The constitutions of three German-speaking cantons (Graubünden, Appenzell Ausserrhoden and Basel-Stadt) allow municipalities to introduce this system for foreigners. Ultimately, the municipalities, i.e. the people, decide on the granting of the right to vote and/or stand as a candidate. As a result, this possibility may exist in one municipality and not in another in the same canton. They are not the people within the meaning of the federal Constitution, however. The discussion on the (democratic) aspects of the (lack of) voting rights of non-Swiss citizens is another issue.

The explicit mention of the people in the Swiss Constitution is not an empty word. On the contrary, the people have extensive and guaranteed political rights and often use them at municipal, cantonal and federal level.

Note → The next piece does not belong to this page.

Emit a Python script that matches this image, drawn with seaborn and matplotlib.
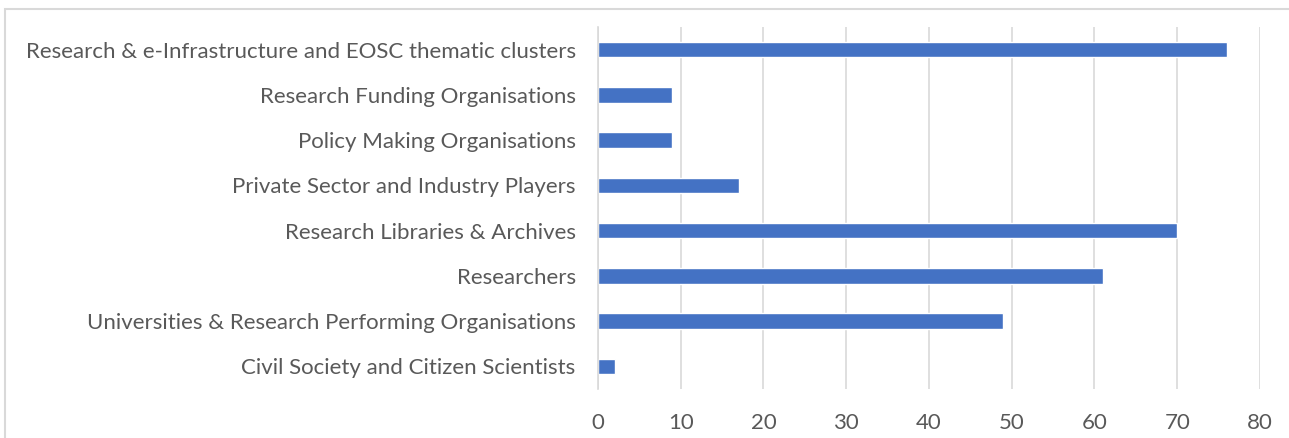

The people (man only), together with the often centuries-old sovereign cantons, created the Swiss Confederation and the federal government by the constitution of 1848. The last major revision of the Constitution was also ratified by the people (including the female population) and became law on 1 January 2000.

This extraordinary political continuity, mutual trust and dialogue between the federal government, the cantons, the municipalities and the people are the fundament of Switzerland’s (economic, monetary, social, and cultural) success. The people were and are the true sovereign power of the country that they founded in 1848.

The near future will show the sustainability of this democratic crown jewel in the centre of Europe. The country is once again surrounded by structures that cannot compete with this concept.